The Tour de France gets underway July 5, but you don't have to wait until then to watch one of the most exciting bike races in the world. On June 10, 48 men and women will take off from the start line of the Race Across America (RAAM) in Oceanside, California. From there, it's a race to see who can reach the finish in Annapolis, Maryland first.
The cutoff is 12 days, and there are no stages or scheduled rest days. There's only the road and a clock that never stops running. Racers will ride day and night, barely stopping long enough to sleep. The best will make the crossing in less than nine days--roughly a third of the time it takes to complete a similar distance in the Tour de France.

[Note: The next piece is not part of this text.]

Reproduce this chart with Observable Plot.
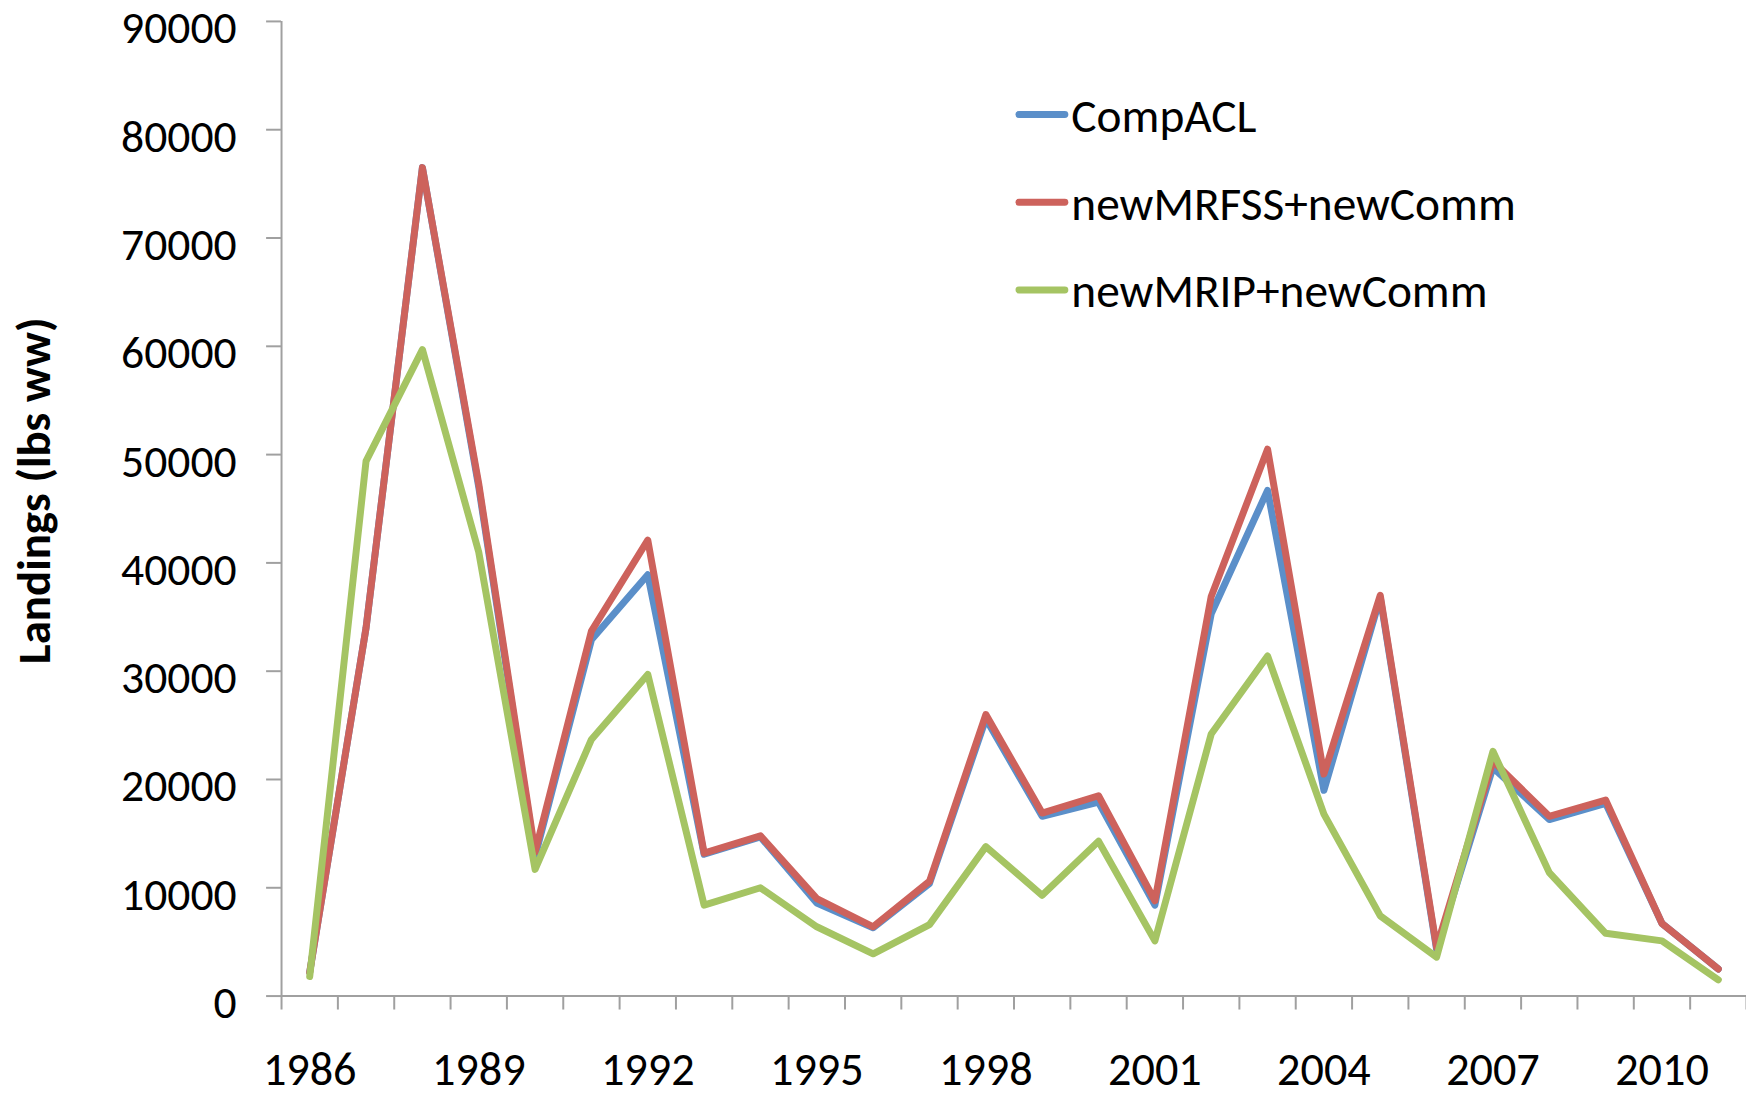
<!DOCTYPE html>
<html>
<head>
<meta charset="utf-8">
<script src="https://cdn.jsdelivr.net/npm/d3@7"></script>
<script src="https://cdn.jsdelivr.net/npm/@observablehq/plot@0.6"></script>
<style>
  html, body { margin: 0; padding: 0; background: #fff; overflow: hidden; }
  #chart { position: relative; width: 1746px; height: 1098px; overflow: hidden; }
</style>
</head>
<body>
<div id="chart"></div>
<script>
// ---- data ----
const years = [1986, 1987, 1988, 1989, 1990, 1991, 1992, 1993, 1994, 1995, 1996, 1997, 1998,
               1999, 2000, 2001, 2002, 2003, 2004, 2005, 2006, 2007, 2008, 2009, 2010, 2011];
const compACL = [2200, 34000, 76500, 47000, 12900, 32900, 38900, 13100, 14700, 8600, 6300, 10400, 25600,
                 16600, 17900, 8400, 35300, 46700, 19000, 36800, 4300, 21100, 16300, 17800, 6700, 2500];
const newMRFSSnewComm = [2200, 34000, 76500, 47300, 13300, 33700, 42100, 13200, 14800, 9000, 6400, 10600, 26000,
                 16900, 18500, 8800, 36900, 50500, 20500, 37000, 4500, 21700, 16600, 18100, 6700, 2500];
const newMRIPnewComm = [1800, 49400, 59700, 41000, 11700, 23700, 29700, 8400, 10000, 6400, 3900, 6600, 13800,
                 9300, 14300, 5100, 24200, 31400, 16800, 7400, 3600, 22600, 11400, 5800, 5100, 1500];
const seriesNames = ["CompACL", "newMRFSS+newComm", "newMRIP+newComm"];
const seriesColors = ["#5B8FC9", "#CD625C", "#A5C463"];
const yTickValues = [0, 10000, 20000, 30000, 40000, 50000, 60000, 70000, 80000, 90000];
const xTickLabelYears = [1986, 1989, 1992, 1995, 1998, 2001, 2004, 2007, 2010];
const yAxisTitle = "Landings (lbs ww)";

// ---- layout / style ----
const FONT = "Calibri, Carlito, Lato, sans-serif";
const W = 1752, H = 1098, mL = 282, mR = 0, mT = 21, mB = 99;
const frameW = W - mL - mR, frameH = H - mT - mB;
const axisGray = "#a0a0a0";

const ctx = document.createElement("canvas").getContext("2d");
function fitSize(text, weight, target) {
  ctx.font = `${weight} 100px ${FONT}`;
  return 100 * target / ctx.measureText(text).width;
}
function capRatio(weight) {
  ctx.font = `${weight} 100px ${FONT}`;
  return ctx.measureText("H").actualBoundingBoxAscent / 100;
}
const yTickSize = fitSize("90000", "normal", 116);
const xTickSize = fitSize("1986", "normal", 94);
const legendSize = fitSize("newMRFSS+newComm", "normal", 446);
const titleSize = fitSize(yAxisTitle, "bold", 348);

const seriesValues = [compACL, newMRFSSnewComm, newMRIPnewComm];
const boundaries = years.map(y => y - 0.5).concat([years[years.length - 1] + 0.5]);

const lineMarks = seriesValues.map((vals, s) =>
  Plot.line(years.map((year, i) => ({year, value: vals[i]})), {
    x: "year", y: "value", stroke: seriesColors[s], strokeWidth: 7,
    strokeLinejoin: "round", strokeLinecap: "round"
  })
);

const chart = Plot.plot({
  width: W, height: H,
  marginLeft: mL, marginRight: mR, marginTop: mT, marginBottom: mB,
  x: {type: "linear", domain: [boundaries[0], boundaries[boundaries.length - 1]], axis: null},
  y: {type: "linear", domain: [yTickValues[0], yTickValues[yTickValues.length - 1]], axis: null},
  style: {background: "white", fontFamily: FONT, color: "black", overflow: "visible"},
  marks: [
    // y tick marks (0 tick doubles as the start of the x axis line)
    Plot.ruleY(yTickValues, {y: d => d, stroke: axisGray, strokeWidth: 2, insetLeft: -15, insetRight: frameW}),
    // x axis line
    Plot.ruleY([yTickValues[0]], {y: d => d, stroke: axisGray, strokeWidth: 2}),
    // y axis line
    Plot.ruleX([boundaries[0]], {x: d => d, stroke: axisGray, strokeWidth: 2}),
    // x tick marks between categories
    Plot.ruleX(boundaries, {x: d => d, stroke: axisGray, strokeWidth: 2, insetTop: frameH, insetBottom: -14}),
    ...lineMarks,
    Plot.text(yTickValues, {y: d => d, text: d => String(d), frameAnchor: "left", textAnchor: "end",
      lineAnchor: "bottom", dx: -45, dy: 22, fontSize: yTickSize, fill: "black"}),
    Plot.text(xTickLabelYears, {x: d => d, text: d => String(d), frameAnchor: "bottom", textAnchor: "middle",
      lineAnchor: "bottom", dy: 89, fontSize: xTickSize, fill: "black"}),
    Plot.text([yAxisTitle], {text: d => d, frameAnchor: "left", textAnchor: "middle", rotate: -90, lineAnchor: "bottom",
      dx: -232, dy: -18, fontSize: titleSize, fontWeight: "bold", fill: "black"})
  ]
});

document.getElementById("chart").appendChild(chart);

// ---- legend (inside the plot area, top right) ----
const svg = d3.select(chart);
const legend = svg.append("g").attr("font-family", FONT).attr("font-size", legendSize)
  .attr("text-anchor", "start");
const capH = capRatio("normal") * legendSize;
const legendLineX1 = 1022.5, legendLineX2 = 1068.5, legendTextX = 1075, legendY0 = 115, legendGap = 88;
seriesNames.forEach((name, i) => {
  const cy = legendY0 + i * legendGap;
  legend.append("line")
    .attr("x1", legendLineX1).attr("x2", legendLineX2)
    .attr("y1", cy).attr("y2", cy)
    .attr("stroke", seriesColors[i]).attr("stroke-width", 7).attr("stroke-linecap", "round");
  legend.append("text")
    .attr("x", legendTextX).attr("y", cy + 2 + capH / 2)
    .attr("text-anchor", "start")
    .attr("fill", "black")
    .text(name);
});
</script>
</body>
</html>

Four days later, relay teams will embark on the same journey. They'll follow the same route across 13 states, riding more than 3,000 miles and climbing more than 150,000 vertical feet.
The participants will bring a stable of time trial and climbing-specific bikes, each fitted with state-of-the-art equipment worth more than the team cars used to carry them.
The RAAM organizers aren't in the habit of telling people they can't race because they don't fit in a specific category. In fact, there's really only one category--people who have the guts to try.
For instance, some will ride titanium-framed bikes built as early as 1988. Last year, the female champ rode a recumbent.
There's even a course record holder in the single-gear category and the 4-tandem relay team category. The wounded veterans use power cranks and hand-bikes.
If you've seen RAAM in person, then you know that it's even more exciting and grueling than the Tour de France. If you haven't seen it yet, this is going to be a great year to catch the action. Here's why this year promises to be one of the most exciting races in years.
The Solo Competition
This year's race will be one of the biggest in RAAM history. The event has gained so much popularity in recent years that the competition has risen to new levels. Here are a few racers to watch.
Christoph Strasser of Austria shattered the course record on the way to his second win last year, finishing in 7 days, 22 hours and 11 minutes. He owed his success to two remarkable decisions: riding a TT bike in the aero position across Kansas (and a few other states), and restricting his total sleep time to less than seven hours.
Strasser has beaten relay teams in ultra-cycling events like Race Around Ireland, accomplishments that make him one of the most extraordinary athletes in the world. The only question is whether he can go faster.